La fachada principal es el elemento más representativo de la iglesia. Consta de dos pisos, con aletas laterales, donde destaca el rectángulo carmelitano, sobre tripórticos y remarcado por pilastras. En el rectángulo aparece la hornacina con el imagen del titular San Elías, el escudo de la Orden, las ventanas de iluminación del coro y todo ello rematado por un frontón donde se abre un óculo o espejo.

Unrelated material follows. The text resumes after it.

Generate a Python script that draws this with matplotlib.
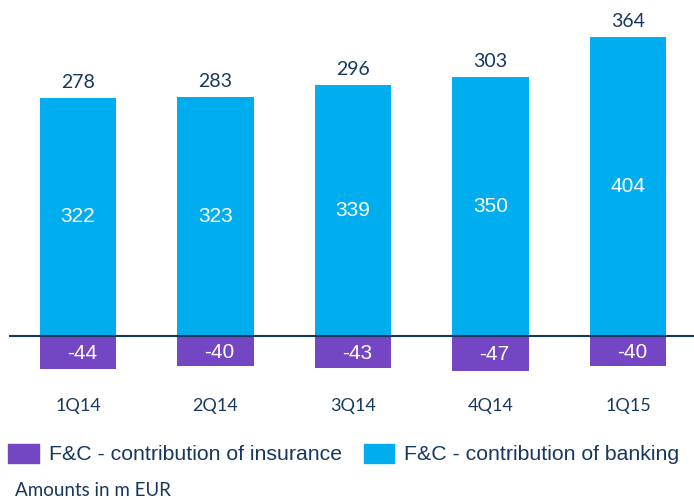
import matplotlib
matplotlib.use('Agg')
from matplotlib import pyplot as plt
from matplotlib.patches import Patch
import numpy as np

quarters = ['1Q14', '2Q14', '3Q14', '4Q14', '1Q15']
banking = [322, 323, 339, 350, 404]
insurance = [-44, -40, -43, -47, -40]
totals = [278, 283, 296, 303, 364]

blue = '#00AEEF'
purple = '#7446C4'
navy = '#17375E'

fig = plt.figure(figsize=(6.94, 4.99), dpi=100)
ax = fig.add_axes([9.25 / 694, 119 / 499, 687.5 / 694, 380 / 499])

x = np.arange(len(quarters))
w = 0.555
ax.bar(x, banking, w, color=blue, zorder=2)
ax.bar(x, insurance, w, color=purple, zorder=2)
ax.axhline(0, color=navy, lw=1.5, zorder=3)

for i in range(len(x)):
    ax.text(x[i], banking[i] / 2, str(banking[i]), ha='center', va='center',
            color='white', fontsize=15, family='Liberation Sans')
    ax.text(x[i] + 0.03, insurance[i] / 2 - 2, str(insurance[i]), ha='center', va='center',
            color='white', fontsize=15, family='Liberation Sans')
    ax.annotate(str(totals[i]), (x[i], banking[i]), xytext=(0, 11), textcoords='offset points',
                ha='center', va='center', color=navy, fontsize=14, family='Lato')

ax.set_xlim(-0.5, 4.5)
ax.set_ylim(-59.5, 454)
ax.set_xticks(x)
ax.set_xticklabels(quarters, color=navy, fontsize=13, family='Lato')
ax.tick_params(axis='x', length=0, pad=13)
ax.set_yticks([])
for s in ax.spines.values():
    s.set_visible(False)

handles = [Patch(color=purple), Patch(color=blue)]
labels = ['F&C - contribution of insurance', 'F&C - contribution of banking']
leg = fig.legend(handles, labels, loc='center left', bbox_to_anchor=(2 / 694, 1 - 454 / 499),
                 ncol=2, frameon=False, handlelength=1.42, handleheight=1.0,
                 handletextpad=0.5, columnspacing=1.0, borderaxespad=0, borderpad=0.3,
                 prop={'family': 'Liberation Sans', 'size': 15.3})
for t in leg.get_texts():
    t.set_color(navy)

fig.text(15 / 694, 1 - 490 / 499, 'Amounts in m EUR', ha='left', va='center',
         color=navy, fontsize=13.5, family='Lato')

fig.savefig('out.png', dpi=100)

No hubo mucho tiempo de paz para el Convento. La guerra de Sucesión se ensañó con el monasterio que ya estaba terminado, teniendo la categoría de convento. El 28 y 29 de enero de 1705 las tropas del archiduque Carlos saquearon el Convento y le prendieron fuego, teniendo que huir los frailes a los pueblos vecinos. El motivo fue que acusaron a la Comunidad de esconder al conde de Cifuentes, enemigo del archiduque.
En octubre de 1706 se inicia la reconstrucción del Desierto. Después de varios años de azarosa vida el convento y sus religiosos gozan de un periodo de reconstrucción y prosperidad, terminándose de construir la iglesia en 1728.
Pero con la guerra de la Independencia los religiosos se vieron obligados a abandonar el convento en 1809, saqueando el edificio las tropas de Napoleón, robando parte de la biblioteca y prendiéndole fuego. Terminada la guerra, en un clima de crisis económica y con tiempos difíciles por la inestabilidad política ya no fue posible volver a rehabilitar el Convento.
En 1835 se produce el fin. Con la desamortización de Mendizábal todos los bienes religiosos pasan a manos privadas. El nuevo propietario Antonio Calbo cultiva las tierras pero deja el convento en el más absoluto abandono.
Antes de salir los frailes del monasterio algunos de los bienes fueron repartidos entre las parroquias lindantes. Así el retablo mayor es llevado al templo del Pilar de Calanda, destruido luego durante la pasada guerra civil y las dos campañas del convento, también se las llevaron para el Pilar, siendo pagadas por el mayoral. Una de ellas fue rajada por un cañonazo en 1838 durante las guerras carlistas. Ambas fueron tiradas del campanario en 1936 y desechas en Barcelona para fines bélicos.